Dec 6, 2018Celebrating Different Styles of Homes


There are so many different styles of homes that can be seen throughout Canada and each province has its own distinct style. Here in British Columbia, our homes are a reflection of our history and strongly influenced by our natural surroundings. From Craftsman and West Coast

Style to a new and emerging sustainable design, here are a few popular homes our clients have asked us to build time and again.

 

West Coast Style

Between 1945 and 1975, West Vancouver, BC was the centre of innovative home design with the emergence of West Coast Style homes. Local landscapes such as sloped mountainous terrain, forests, and the ocean had a direct influence on the development of this style of home. Today, West Coast Style homes can are seen across British Columbia and have evolved with a more contemporary design aesthetic.

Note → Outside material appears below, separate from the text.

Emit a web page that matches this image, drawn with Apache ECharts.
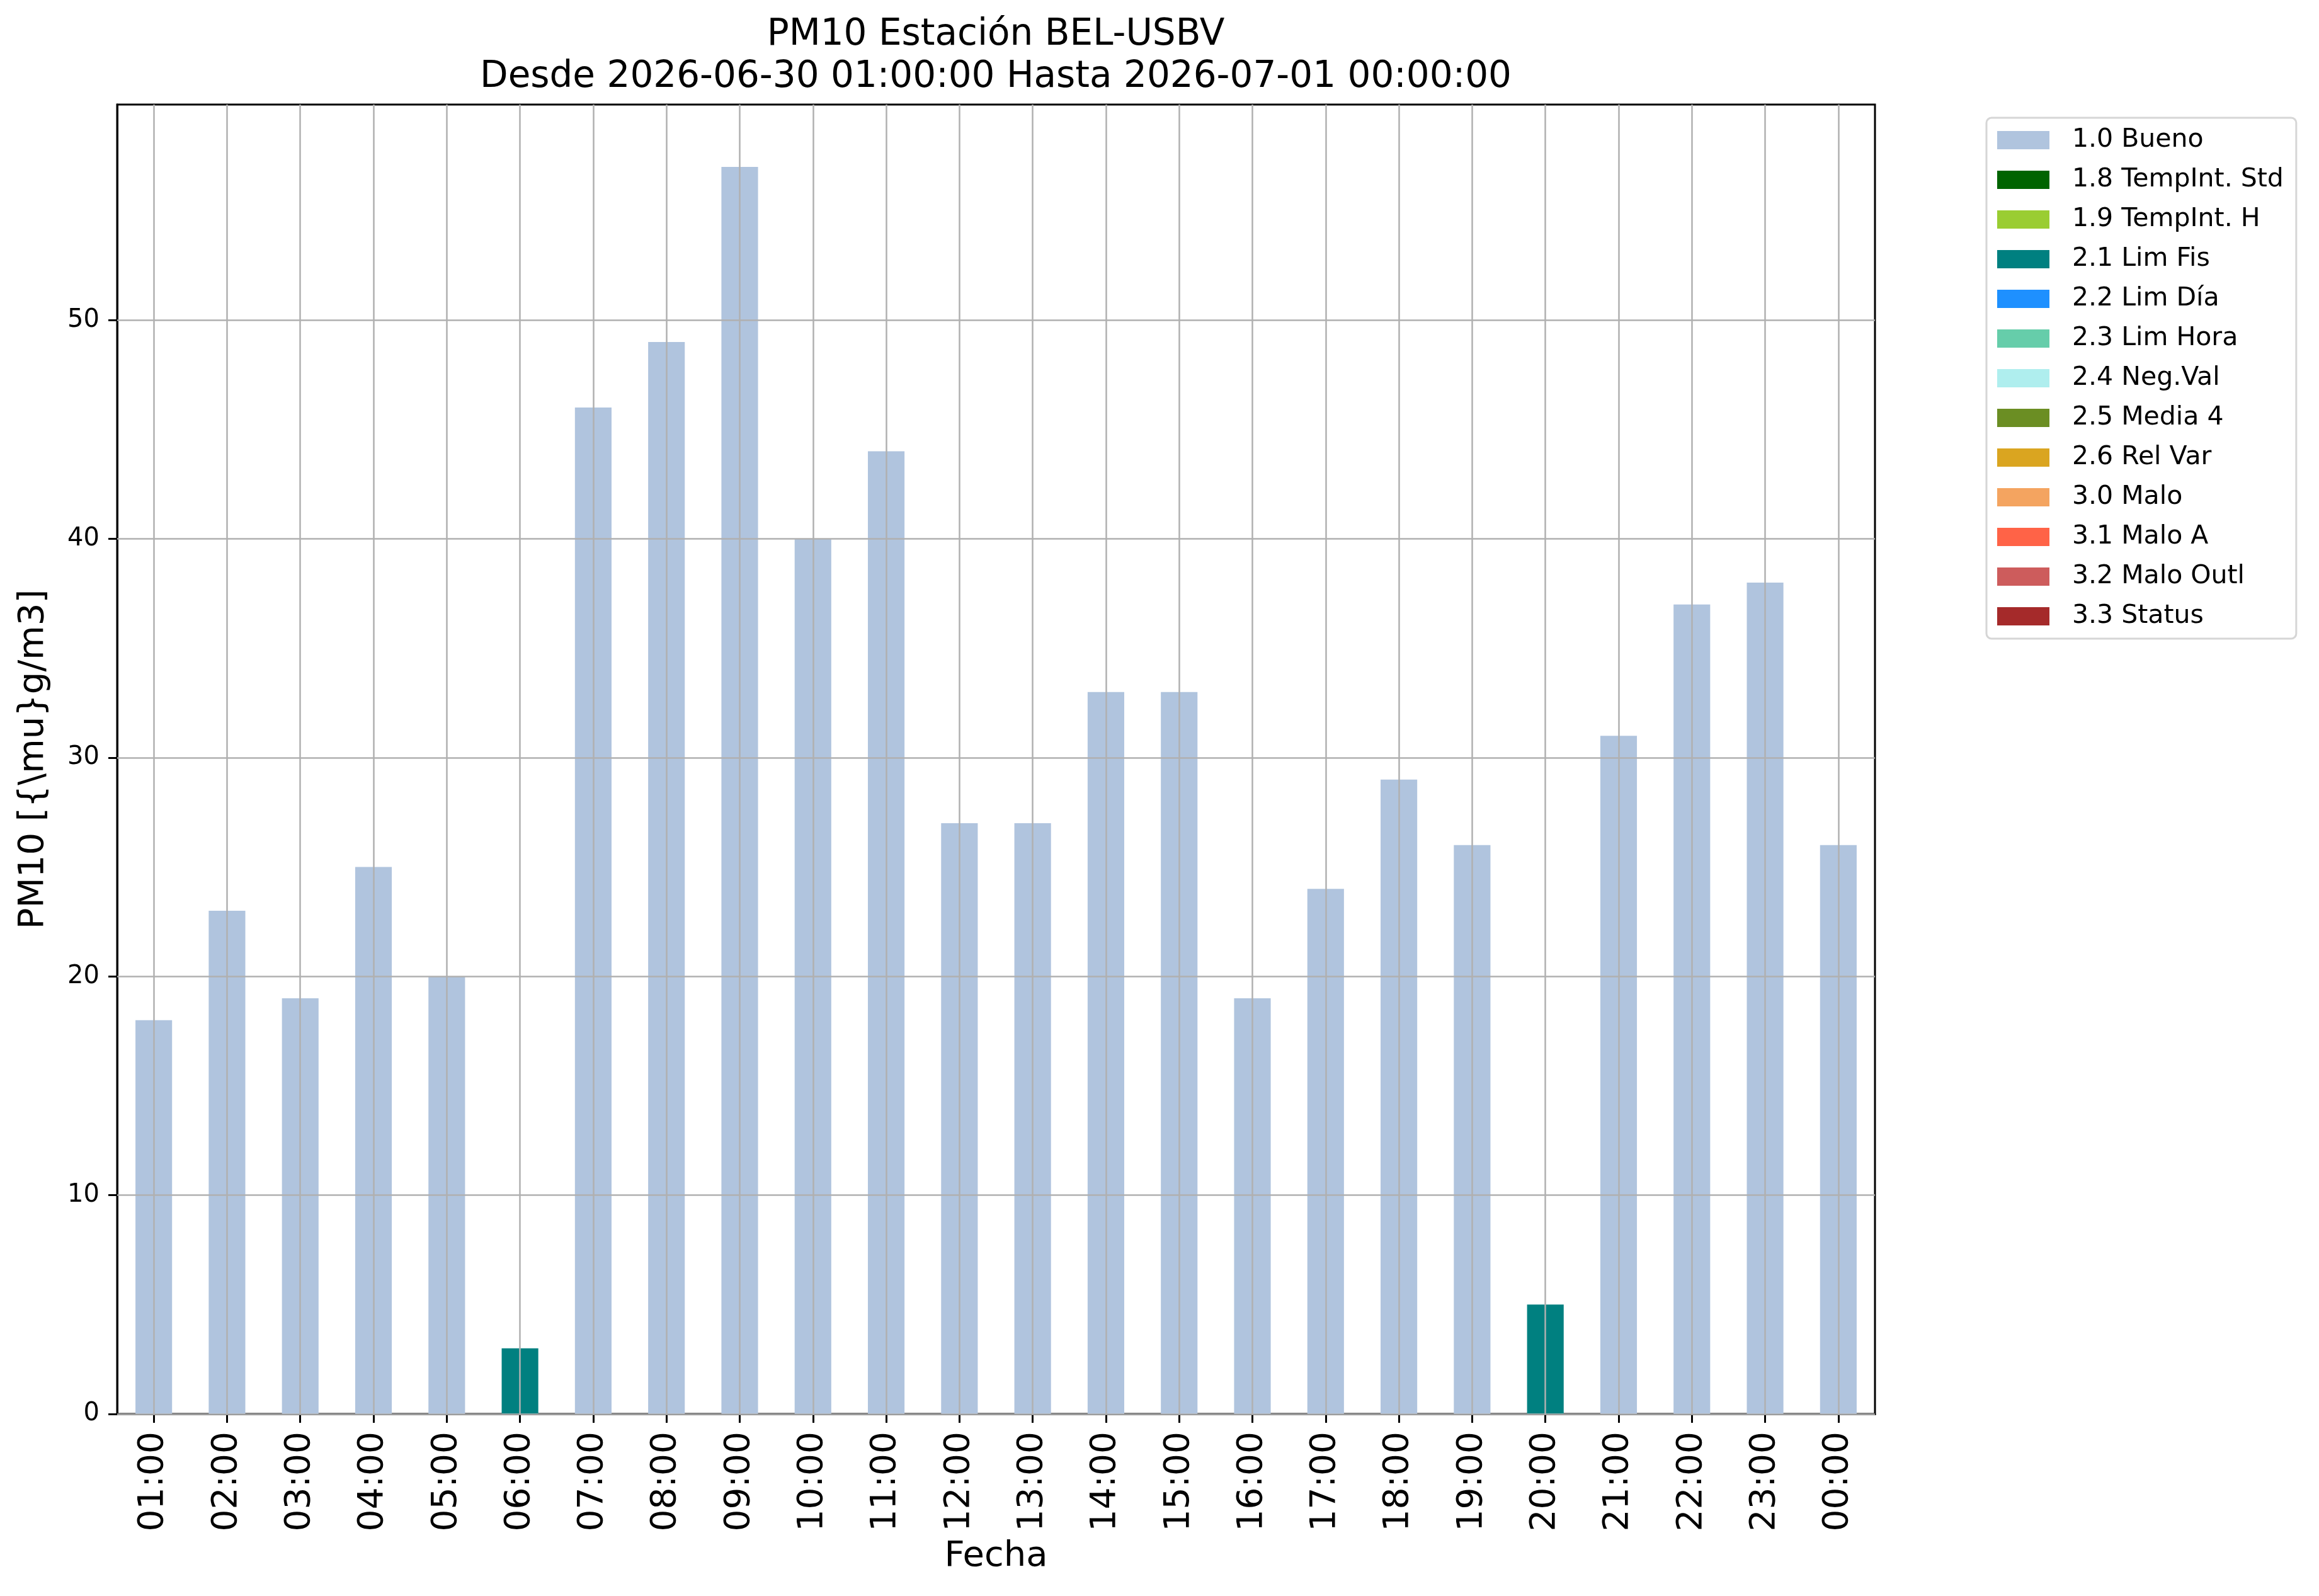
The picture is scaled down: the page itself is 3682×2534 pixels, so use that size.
<!DOCTYPE html>
<html>
<head>
<meta charset="utf-8">
<script src="https://cdn.jsdelivr.net/npm/echarts@6/dist/echarts.min.js"></script>
<style>
html,body{margin:0;padding:0;background:#fff;}
#chart{width:3682px;height:2534px;}
</style>
</head>
<body>
<div id="chart"></div>
<script>
const hours = ['01:00','02:00','03:00','04:00','05:00','06:00','07:00','08:00','09:00','10:00','11:00','12:00',
  '13:00','14:00','15:00','16:00','17:00','18:00','19:00','20:00','21:00','22:00','23:00','00:00'];
const bueno  = [18,23,19,25,20,null,46,49,57,40,44,27,27,33,33,19,24,29,26,null,31,37,38,26];
const limFis = [null,null,null,null,null,3,null,null,null,null,null,null,null,null,null,null,null,null,null,5,null,null,null,null];
const noData = [];
const flagNames = ['1.0 Bueno','1.8 TempInt. Std','1.9 TempInt. H','2.1 Lim Fis','2.2 Lim Día','2.3 Lim Hora',
  '2.4 Neg.Val','2.5 Media 4','2.6 Rel Var','3.0 Malo','3.1 Malo A','3.2 Malo Outl','3.3 Status'];
const flagColors = ['#B0C4DE','#006400','#9ACD32','#008080','#1E90FF','#66CDAA','#AFEEEE','#6B8E23',
  '#DAA520','#F4A460','#FF6347','#CD5C5C','#A52A2A'];
const flagData = [bueno, noData, noData, limFis, noData, noData, noData, noData, noData, noData, noData, noData, noData];
const yTicks = [0,10,20,30,40,50];
const yMax = 59.85;
const titleText = 'PM10 Estación BEL-USBV\nDesde 2026-06-30 01:00:00 Hasta 2026-07-01 00:00:00';
const yName = 'PM10 [{\\mu}g/m3]';
const xName = 'Fecha';

const FONT = 'DejaVu Sans';
const chart = echarts.init(document.getElementById('chart'), null, {renderer:'canvas'});

const series = flagNames.map((n, i) => ({
  name: n, type: 'bar', stack: 'total', barWidth: '50%',
  itemStyle: {color: flagColors[i]},
  data: flagData[i], z: 2
}));

const gridStyle = {color:'#b0b0b0', width:2.5, type:'solid'};
series.push({
  name: '__grid', type: 'line', data: [], z: 5, silent: true,
  markLine: {
    silent: true, symbol: ['none','none'], animation: false,
    label: {show:false}, lineStyle: gridStyle,
    emphasis: {disabled: true},
    data: hours.map(h => ({xAxis: h})).concat(yTicks.map(v => ({yAxis: v})))
  }
});

chart.setOption({
  animation: false,
  backgroundColor: '#fff',
  textStyle: {fontFamily: FONT},
  title: {
    text: titleText, left: 1581, top: 22, textAlign: 'center', padding: 0,
    textStyle: {fontFamily: FONT, fontSize: 58, fontWeight: 'normal', color: '#000', lineHeight: 67}
  },
  legend: {
    orient: 'vertical', left: 3154, top: 187,
    data: flagNames,
    icon: 'rect', itemWidth: 83, itemHeight: 29, itemGap: 22,
    padding: [15, 20, 15, 17],
    borderColor: '#d6d6d6', borderWidth: 3, borderRadius: 8, backgroundColor: '#fff',
    textStyle: {fontFamily: FONT, fontSize: 41, color: '#000', padding: [0,0,0,31]},
    selectedMode: false
  },
  grid: {
    left: 186, top: 166, right: 705, bottom: 289, containLabel: false,
    show: true, borderColor: '#000', borderWidth: 3, backgroundColor: 'transparent'
  },
  xAxis: {
    type: 'category', data: hours, boundaryGap: true,
    name: xName, nameLocation: 'middle', nameGap: 198,
    nameTextStyle: {fontFamily: FONT, fontSize: 56, color: '#000'},
    axisLine: {show: true, lineStyle: {color:'#000', width: 3}},
    axisTick: {show: true, alignWithLabel: true, length: 14, lineStyle: {color:'#000', width: 3}},
    axisLabel: {rotate: 90, fontFamily: FONT, fontSize: 55, color: '#000', margin: 28, interval: 0},
    splitLine: {show: false}
  },
  yAxis: {
    type: 'value', min: 0, max: yMax, interval: 10,
    name: yName, nameLocation: 'middle', nameGap: 105, nameRotate: 90,
    nameTextStyle: {fontFamily: FONT, fontSize: 56, color: '#000'},
    axisLine: {show: true, lineStyle: {color:'#000', width: 3}},
    axisTick: {show: true, length: 14, lineStyle: {color:'#000', width: 3}},
    axisLabel: {fontFamily: FONT, fontSize: 40, color: '#000', margin: 28, showMaxLabel: false,
      formatter: v => (yTicks.indexOf(v) >= 0 ? String(v) : '')},
    splitLine: {show: false}
  },
  series: series
});
</script>
</body>
</html>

They typically feature spectacular views with large windows, lots of natural light, and open plan layouts.

 

 

 

Craftsman Homes

 

With wide overhangs, covered front porches, pillars lining the entry, and low pitched rooflines in a hip or gable (triangular) style, the Craftsman has been a popular choice in BC since it first arrived in Vancouver at the turn of the century.

 

A Craftsman is a carefully constructed home, and one of the first to offer an open floor plan, utilizing space effectively. Built from natural materials, this type of home is usually constructed with real wood, stone, and brick. Renowned for its elegant, and simplistic style, as well as high quality design and craftsmanship, it’s a classic that will truly hold its value and stand the test of time.

 

 

Passive House

 

With more and more Passive House (link to video) construction taking place across the globe, this innovative sustainable design and building technique is quickly becoming the way of the future. Established in Germany in the 1970s, the Passive House has only recently started to gain ground in Canada and here in British Columbia. Designed to be air-tight and super insulated, the Passive House uses 90% less energy than conventional buildings. Some distinct design features include: extra thick windows, doors, and insulation, overhangs that are strategically positioned to block the sun in the summer (cooling the home), and let it stream through in the winter (helping to heat the home), an HRV system (controlled ventilation, which supplies continuous fresh air into the home while capturing heat from stale exhaust air), and more.